Jako, że od kilku miesięcy nie gram w Tibię i nie zaglądam na forum, mam pewien dystans do tej sprawy i pozwolę sobie na udział w dyskusji.
Awans Wesołego Rookstayera na 100 poziom ani mnie nie ziębi, ani grzeje (podoba mi się natomiast jego imię, taki sielankowy nastrój wprowadza ;)). Mogę mu pogratulować, czemu nie. Wszystkie znaki na niebie i ziemi mówią, że jest botterem, ale wychodzę z założenia, że dopóki komuś nie udowodni się winy, nie jest winny (wiem, że naiwne, ale cóż począć. Ograniczam się tu w 'sprawy' Tibii, w normalnym życiu nie zawsze mam takie zdanie ;)).
Osobiście kiedyś strasznie mnie botterzy wkurzali i nie miałem do nich za grosz szacunku. To się trochę zmieniło odkąd paru znajomych z serwera (nie mówię tu o tzw. "high-levelowych" znajomych, żeby nie było) tudzież osób, do których miałem szacunek (jak Austin Vantage) okazało się botterami. Jak widać, czasem wśród botterów znajdują się wartościowi ludzie, choć leniuchy paskudne, oszukujące kumpli i całą brać tibijską ;). Mam do nich mniejszy szacunek, ale ich całkowicie nie potępiam jako ludzi. Ich
zachowanie oczywiście
całkowicie potępiam, bo psuje zabawę uczciwym graczom.
Co do "wyścigu szczurów" - coś w tym jest. Niektórzy po prostu muszą być najlepsi, cóż zrobić. Jedni twardo i uczciwie expią, mając z radość z każdego następnego poziomu i ciesząc się, że są coraz silniejsi i potężniejsi, a inni włączą bota i odczuwają przyjemność z bycia lepszym od innych. W ten sposób tracą radość z gry, ale mogą uleczyć swoje ambicje i kompleksy np. bycia gorszymi od innych w prawdziwym życiu =D (bez obrazy ;)).
Cytuj:
Oryginalnie napisane przez Instynkt
Jego sprawa czy woli gnic przed monitorem czy pojsc na piwo. Moglbys zaoszczedzic sobie tych smutow (...).
|
Trochę zbyt dosadnie powiedziane, ale coś w tym jest. Trochę nie na temat, bo MvD chodzi właśnie o to, że on chodzi sobie ze znajomymi na piwo, a jego postać gnije przed (a raczej w) komputerem i bottuje ;), ale mimo wszystko :P.
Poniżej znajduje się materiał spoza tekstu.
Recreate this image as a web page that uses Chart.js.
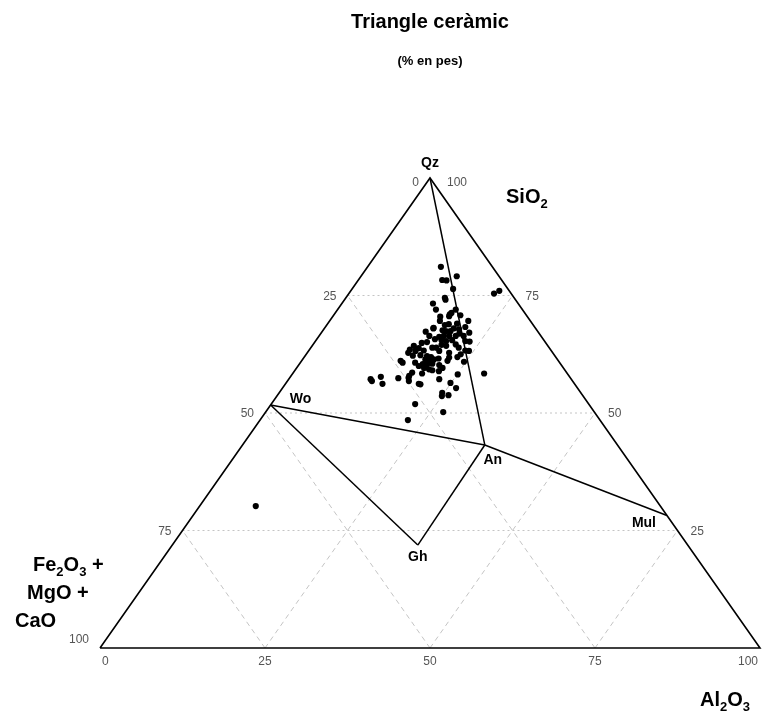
<!DOCTYPE html>
<html>
<head>
<meta charset="utf-8">
<title>Triangle ceràmic</title>
<script src="https://cdn.jsdelivr.net/npm/chart.js@4.4.1/dist/chart.umd.min.js"></script>
<style>
  body { margin: 0; background: #fff; }
</style>
</head>
<body>
<canvas id="ternari" width="771" height="711"></canvas>
<script>
// mostres (% en pes); Fe2O3 + MgO + CaO = 100 - SiO2 - Al2O3
var sio2 = [81.1, 79.1, 78.3, 78.2, 76.4, 74.5, 74.1, 73.3, 75.4, 76.0,
    72.0, 72.0, 71.0, 71.3, 70.8, 70.5, 69.6, 69.6, 69.0, 68.9,
    68.7, 68.0, 67.6, 67.4, 67.4, 68.0, 67.8, 68.3, 67.1, 67.3,
    66.4, 66.2, 66.4, 66.4, 66.4, 66.9, 65.7, 65.5, 65.3, 65.5,
    66.4, 65.3, 65.2, 65.1, 64.9, 64.5, 64.3, 64.6, 63.9, 63.8,
    63.2, 63.3, 63.9, 63.2, 63.5, 62.8, 63.3, 62.2, 62.3, 62.1,
    61.9, 61.4, 61.1, 61.4, 60.4, 60.4, 60.5, 61.6, 61.8, 61.1,
    61.9, 61.1, 60.7, 60.7, 60.0, 59.6, 60.2, 59.6, 59.3, 59.1,
    60.9, 58.6, 57.9, 58.9, 58.4, 58.2, 58.4, 57.4, 57.7, 56.2,
    56.8, 57.2, 56.8, 57.5, 57.2, 56.2, 56.1, 56.4, 55.3, 54.3,
    53.6, 53.8, 51.9, 50.2, 48.5, 30.2, 70.6, 68.1, 64.3, 63.9,
    62.8, 62.5, 63.2];
var al2o3 = [11.1, 14.5, 12.7, 13.4, 15.3, 15.0, 15.3, 13.8, 22.0, 22.5,
    14.9, 17.9, 17.5, 17.6, 19.2, 16.3, 16.7, 21.0, 19.6, 18.4,
    17.9, 16.5, 18.1, 18.7, 19.4, 19.6, 20.5, 21.2, 22.4, 15.7,
    16.7, 18.3, 18.9, 19.7, 20.7, 21.0, 17.9, 19.0, 19.8, 20.6,
    21.9, 22.7, 23.4, 17.0, 16.3, 19.5, 20.3, 21.6, 22.4, 16.4,
    16.2, 17.4, 19.0, 19.8, 15.2, 15.3, 23.7, 16.3, 17.4, 18.5,
    19.2, 18.6, 19.3, 19.9, 18.7, 19.4, 20.1, 20.5, 22.0, 22.1,
    23.2, 15.0, 15.5, 17.4, 18.3, 19.3, 21.3, 22.1, 20.2, 20.8,
    24.7, 18.0, 17.9, 21.9, 19.6, 25.1, 29.0, 16.5, 13.7, 14.7,
    12.8, 12.4, 18.4, 18.0, 22.8, 20.2, 20.5, 24.9, 26.3, 24.7,
    25.0, 25.9, 21.8, 26.9, 22.4, 8.5, 17.6, 16.5, 15.4, 18.4,
    21.5, 23.4, 24.3];

// fases minerals
var phaseNames = ["Qz", "Wo", "An", "Gh", "Mul"];
var phaseSiO2 = [100, 51.7, 43.2, 21.9, 28.2];
var phaseAl2O3 = [0, 0, 36.7, 37.2, 71.8];
var tieLines = [[0, 2], [1, 2], [2, 4], [1, 3], [3, 2]];

var ticks = [0, 25, 50, 75, 100];
var gridSteps = [25, 50, 75];

// ternari -> cartesià (x de 0 a 100, y = SiO2)
function tern(s, a) {
    return { x: a + s / 2, y: s };
}

var samples = sio2.map(function (s, i) { return tern(s, al2o3[i]); });

var datasets = [];
datasets.push({
    type: "scatter", data: samples, order: 0,
    pointRadius: 3.1, pointBackgroundColor: "#000", pointBorderWidth: 0
});

// marc del triangle
datasets.push({
    data: [tern(0, 0), tern(0, 100), tern(100, 0), tern(0, 0)],
    showLine: true, borderColor: "#000", borderWidth: 1.6, pointRadius: 0, order: 1
});

tieLines.forEach(function (p) {
    datasets.push({
        data: [tern(phaseSiO2[p[0]], phaseAl2O3[p[0]]), tern(phaseSiO2[p[1]], phaseAl2O3[p[1]])],
        showLine: true, borderColor: "#000", borderWidth: 1.5, pointRadius: 0, order: 1
    });
});

gridSteps.forEach(function (g) {
    // SiO2 constant
    datasets.push({
        data: [tern(g, 0), tern(g, 100 - g)],
        showLine: true, borderColor: "#c4c4c4", borderWidth: 1, borderDash: [2, 3], pointRadius: 0, order: 2
    });
    // Al2O3 constant
    datasets.push({
        data: [tern(0, g), tern(100 - g, g)],
        showLine: true, borderColor: "#c4c4c4", borderWidth: 1, borderDash: [5, 4], pointRadius: 0, order: 2
    });
    // Fe2O3+MgO+CaO constant
    datasets.push({
        data: [tern(0, 100 - g), tern(100 - g, 0)],
        showLine: true, borderColor: "#c4c4c4", borderWidth: 1, borderDash: [5, 4], pointRadius: 0, order: 2
    });
});

var FONT = "'Liberation Sans', Arial, sans-serif";

function chem(ctx, parts, x, y, size) {
    ctx.textAlign = "left";
    ctx.textBaseline = "alphabetic";
    parts.forEach(function (p) {
        var sub = /^[0-9]$/.test(p);
        ctx.font = "bold " + (sub ? Math.round(size * 0.65) : size) + "px " + FONT;
        ctx.fillText(p, x, sub ? y + size * 0.25 : y);
        x += ctx.measureText(p).width;
    });
}

var labelsPlugin = {
    id: "ternaryLabels",
    afterDraw: function (chart) {
        var ctx = chart.ctx, sx = chart.scales.x, sy = chart.scales.y;
        function px(s, a) {
            var p = tern(s, a);
            return [sx.getPixelForValue(p.x), sy.getPixelForValue(p.y)];
        }
        ctx.save();
        ctx.fillStyle = "#000";

        // títol
        var cx = (chart.chartArea.left + chart.chartArea.right) / 2;
        ctx.textAlign = "center";
        ctx.textBaseline = "alphabetic";
        ctx.font = "bold 20px " + FONT;
        ctx.fillText("Triangle ceràmic", cx, 28);
        ctx.font = "bold 13px " + FONT;
        ctx.fillText("(% en pes)", cx, 65);

        // noms dels vèrtexs
        var top = px(100, 0), bl = px(0, 0), br = px(0, 100);
        chem(ctx, ["SiO", "2"], top[0] + 76, top[1] + 25, 20);
        chem(ctx, ["Fe", "2", "O", "3", " +"], bl[0] - 67, bl[1] - 77, 20);
        chem(ctx, ["MgO +"], bl[0] - 73, bl[1] - 49, 20);
        chem(ctx, ["CaO"], bl[0] - 85, bl[1] - 21, 20);
        chem(ctx, ["Al", "2", "O", "3"], br[0] - 60, br[1] + 58, 20);

        // fases
        var offs = [[0, -15], [30, -6], [8, 15], [0, 12], [-23, 8]];
        ctx.font = "bold 14px " + FONT;
        ctx.textAlign = "center";
        ctx.textBaseline = "middle";
        phaseNames.forEach(function (n, i) {
            var p = px(phaseSiO2[i], phaseAl2O3[i]);
            ctx.fillText(n, p[0] + offs[i][0], p[1] + offs[i][1]);
        });

        // escales
        ctx.font = "12px " + FONT;
        ctx.fillStyle = "#555";
        ticks.forEach(function (t) {
            // esquerra: Fe2O3+MgO+CaO
            var p = px(100 - t, 0);
            ctx.textAlign = "right";
            ctx.fillText(String(t), p[0] - 11, p[1] + (t === 0 ? 5 : t === 100 ? -8 : 1));
            // dreta: SiO2
            if (t > 0) {
                p = px(t, 100 - t);
                ctx.textAlign = "left";
                ctx.fillText(String(t), p[0] + (t === 100 ? 17 : 13), p[1] + (t === 100 ? 5 : 1));
            }
            // base: Al2O3
            p = px(0, t);
            ctx.textAlign = t === 0 ? "left" : t === 100 ? "right" : "center";
            ctx.fillText(String(t), p[0] + (t === 0 ? 2 : t === 100 ? -2 : 0), p[1] + 14);
        });
        ctx.restore();
    }
};

new Chart(document.getElementById("ternari"), {
    type: "scatter",
    data: { datasets: datasets },
    options: {
        responsive: false,
        animation: false,
        layout: { autoPadding: false, padding: { left: 100, right: 11, top: 178, bottom: 63 } },
        datasets: { scatter: { clip: false } },
        scales: {
            x: { type: "linear", min: 0, max: 100, display: false },
            y: { type: "linear", min: 0, max: 100, display: false }
        },
        plugins: { legend: { display: false }, tooltip: { enabled: false } }
    },
    plugins: [labelsPlugin]
});
</script>
</body>
</html>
Wydaje mi się, że "leveling" za pomocą botów najbardziej dotyka tych, którzy sami chcieliby mieć niezłe rezultaty w Tibii (być może też chcieliby być najlepsi), tyle, że uczciwie. Ale nie mogą, bo istnieją botterzy którym to wychodzi łatwiej i przyjemniej. Mnie to osobiście nie dotyka, nigdy nie miałem ambicji być najlepszy (choć, przyznaję, fajnie być w pierwszej trójce na serwerze), ale wyobrażam sobię, że jest to "niefajne".
Aha, a co do "prawdziwych" Rookstayerów dla których nie liczy się exp... Wiesz, myślę, że przesadzasz - to jest gra, a do tego online, a w takich grach zazwyczaj chodzi o zdobywanie leveli, zwłaszcza, że Tibia jest grą raczej (imo) pseudo-RPG i cały Role Play jest raczej otoczką i nie pełni istotnej roli. Jeśli dla kogoś fabuła jest nie ważna, liczy się tylko mordowanie trolli - osobiście jestem w stanie to zaakceptować i nie traktuję ich gorzej od "roleplejaków" - oczywiście, jeśli expią uczciwie.
Trochę się rozpisałem, mam nadzieję, że doczytacie ogólny sens tej wypowiedzi (o ile w ogóle komuś się będzie chciało to czytać ;)). Tekst ten dedykuję tibijskim Gamemasterom, którzy banują za słowo "Orgasm" (pozdro dla Pewnego Znajomego ;)).